Refrigeration is an integral part of many businesses. Whether you manage a restaurant, grocery store, department store or convenience store, making sure the refrigeration equipment is working properly is very important. The risk of spoilage and revenue loss due to inoperative refrigeration is too great to have a reactive management approach.
Proactive management, that includes preventive maintenance, is essential when it comes to refrigeration. Maintenance plans can vary depending on the type of equipment and its applications but making sure equipment is properly maintained is key to avoiding spoilage, costly repairs, and equipment breakdowns. National and regional facilities managers who manage several locations in several states have the important task of making sure refrigeration is running as designed and preventive maintenance is at the heart of that responsibility.
Proactive management, that includes preventive maintenance, is essential when it comes to refrigeration.
Maintaining a comprehensive commercial refrigeration preventive maintenance checklist is key to ensuring equipment is maintained properly and uniformity with the quality of the actual maintenance inspection being completed at each location. Holding high maintenance standards will ensure the longevity of the equipment, minimize spoilage, downtime and emergency repairs. We have created a checklist that will help with this task.
Walk in Cooler & Freezer Preventive Maintenance
Maintenance should be performed at a minimum of twice a year. Quarterly inspections are suggested in the following conditions: high traffic locations, equipment over 5 years of age, high temperature and humidity environments and if the conditions surrounding the equipment are considered to be harsh.
Commercial Refrigeration Preventive Maintenance Checklist
- Visual Inspection
- Inspect the metal panels, motors and fan blades for unusual noises and excessive vibrations. Make sure to pinpoint the cause of the noise or vibration.
- Inspect the cabinet, copper tubing, fins and soldered joints for corrosion.
- Confirm lights shut off when door is closed.
- Confirm suction line is insulated.
- Inspect the drain pan to ensure that it is draining properly.
- Look for ice or water build up in the evaporator enclosure.
- Check doors and their components to make sure they are functioning properly. This includes: door closers, door latch and handles, hinges, door seals and door frame.
- Evaporator Assembly
- Clean evaporator coil to manufacturer specifications with solutions and cleaners that are both safe for the items stored in the cooler/freezer and the evaporator coil. Careful when cleaning the coil not to flatten the fins which would restrict air flow. Remove drain pan when cleaning the coil to avoiding clogging the drain line.
- Clean fan blades and make sure that they are not bent
- Clean drain pan and remove any sludge and debris while making sure that the drain line and trap have no restrictions and are draining properly.
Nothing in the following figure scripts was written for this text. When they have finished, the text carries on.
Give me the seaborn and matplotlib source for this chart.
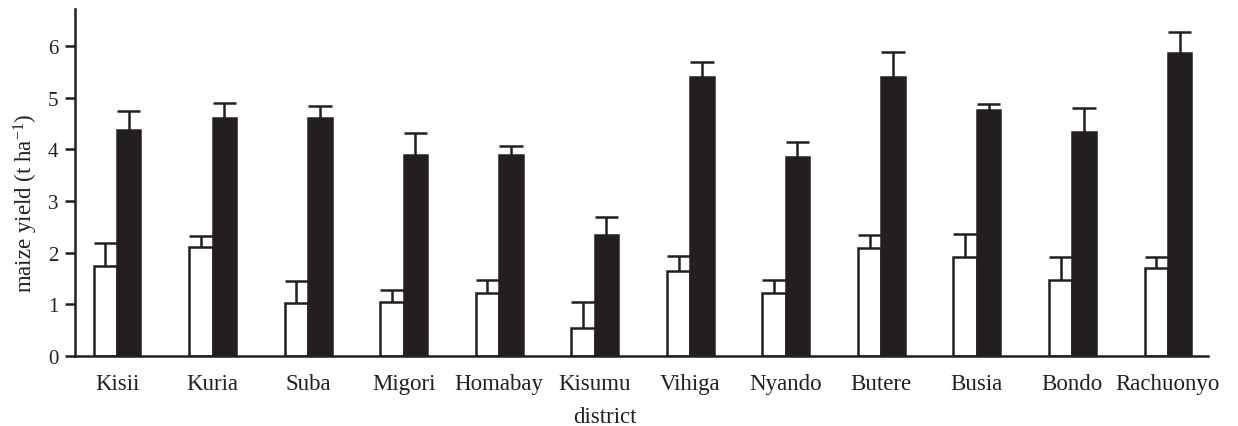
import numpy as np
import pandas as pd
import matplotlib
matplotlib.use("Agg")
import matplotlib.pyplot as plt
import seaborn as sns

districts = ["Kisii", "Kuria", "Suba", "Migori", "Homabay", "Kisumu",
             "Vihiga", "Nyando", "Butere", "Busia", "Bondo", "Rachuonyo"]
yield_control = [1.75, 2.12, 1.02, 1.05, 1.21, 0.55, 1.65, 1.21, 2.09, 1.91, 1.47, 1.70]
err_control = [0.44, 0.20, 0.44, 0.22, 0.26, 0.49, 0.29, 0.26, 0.25, 0.45, 0.45, 0.21]
yield_treated = [4.37, 4.60, 4.60, 3.89, 3.89, 2.35, 5.41, 3.86, 5.41, 4.76, 4.33, 5.86]
err_treated = [0.38, 0.29, 0.24, 0.43, 0.18, 0.34, 0.29, 0.29, 0.47, 0.12, 0.48, 0.42]
treatments = ["control", "treated"]

sns.set_theme(style="white")
plt.rcParams["font.family"] = ["Liberation Serif", "DejaVu Serif"]
plt.rcParams["mathtext.fontset"] = "custom"
plt.rcParams["mathtext.rm"] = "Liberation Serif"
plt.rcParams["mathtext.it"] = "Liberation Serif:italic"

df = pd.DataFrame({
    "district": districts * 2,
    "treatment": [treatments[0]] * len(districts) + [treatments[1]] * len(districts),
    "yield": yield_control + yield_treated,
    "err": err_control + err_treated,
})

ink = "#231f20"
lw = 1.8
fig = plt.figure(figsize=(12.38, 4.27), dpi=100)
ax = fig.add_axes([0.0606, 0.164, 0.9152, 0.8126])

sns.barplot(data=df, x="district", y="yield", hue="treatment",
            order=districts, hue_order=treatments,
            palette={"control": "white", "treated": ink},
            width=0.49, gap=0, errorbar=None, legend=False,
            edgecolor=ink, linewidth=lw, saturation=1, ax=ax)

# upper-only error bars with a cap as wide as the bar
for container, errs in zip(ax.containers, [err_control, err_treated]):
    for bar, e in zip(container.patches, errs):
        x0 = bar.get_x()
        w = bar.get_width()
        top = bar.get_height()
        ax.vlines(x0 + w / 2, top, top + e, colors=ink, linewidth=lw, zorder=1)
        ax.hlines(top + e, x0, x0 + w, colors=ink, linewidth=lw, zorder=1)

ax.set_xlim(-0.44, 11.42)
ax.set_ylim(0, 6.72)
ax.set_yticks(range(0, 7))

for side in ["top", "right"]:
    ax.spines[side].set_visible(False)
for side in ["left", "bottom"]:
    ax.spines[side].set_color(ink)
    ax.spines[side].set_linewidth(lw)

ax.tick_params(axis="y", which="both", left=True, length=7, width=lw,
               color=ink, labelsize=15, pad=5, labelcolor=ink)
ax.tick_params(axis="x", bottom=False, labelsize=16.5, pad=6, labelcolor=ink)

ax.set_ylabel("maize yield (t ha$^{-1}$)", fontsize=16.5, color=ink)
ax.yaxis.set_label_coords(-0.031, 0.444)
ax.set_xlabel("district", fontsize=16.5, color=ink)
ax.xaxis.set_label_coords(0.468, -0.145)

fig.savefig("out.png", dpi=100, facecolor="white")
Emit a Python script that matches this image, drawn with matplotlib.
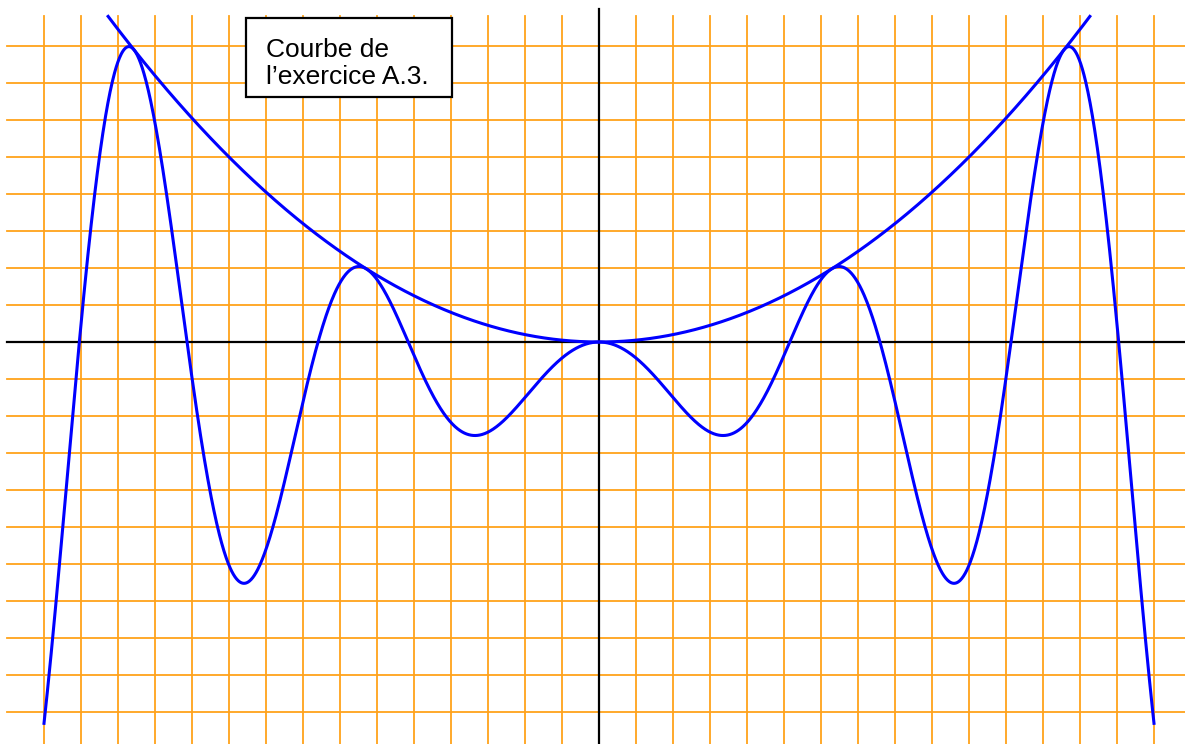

- Evaporator Fans & Motors
- Inspect and replace any fans that are making noise, bent or cracked to ensure maximum air circulation.
- Oil fan motors if applicable.
- Condenser & Compressor Assembly
- Ensure that the condenser is not clogged with dirt and debris – clean if necessary.
- Monitor assembly for unusual vibration or noise and take corrective action if needed.
- Use a leak detector on suspect areas where you may see oil stains and around solder joints.
- Check compressor sight glass to see if oil level is adequate and check if you see moisture. If moisture is visible in the sight glass, make sure to check systems for leaks and add refrigerant after repairing leaks. If moister is too high , replace drier, oil and refrigerant to protect the system.
- Electrical Components & Wiring
- Check that all group connections are secure and check compressor and heater contactors.
- Make sure defrost timers are properly calibrated.
- Check safety controls and pressure relay controls.
- Verify thermometers are working properly and recalibrate if needed.
- Operating Cycle
- Verify discharge, suction and net oil pressure is correct.
- Check for pressure drops across all driers and filters and replace if needed.
- Check superheat at the compressor.
- National & Regional Refrigeration Management Challenges
National & Regional Refrigeration Management Challenges
Facilities Managers that manage refrigeration assets nationally or regionally have unique set of challenges as opposed to those managing a single location or a few local locations. National Refrigeration Management starts with a preventive maintenance checklist which will serve as the blueprint for preparing the national maintenance standard. However, a knowledgeable, certified and vetted contractor network is key to properly executing a preventive maintenance plan.
Creating a national contractor list and keeping it updated is an important part of the ongoing responsibility of facilities managers. Part of the asset management plan should include an inventory of refrigeration assets at each location which includes the make, model, serial number, condition, age and specific maintenance requirements.
Certified and vetted contractor network is key to properly executing a preventive maintenance plan.
Managing hundreds of locations creates a logistical challenge which is a combination of establishing several contractors as vendors in different states, managing invoicing, payments and establishing a process to verify maintenance was performed to the planned specifications. Many national facilities managers look to national refrigeration providers to help support the management of their refrigeration assets, others look to a facility management software that can help support this undertaking.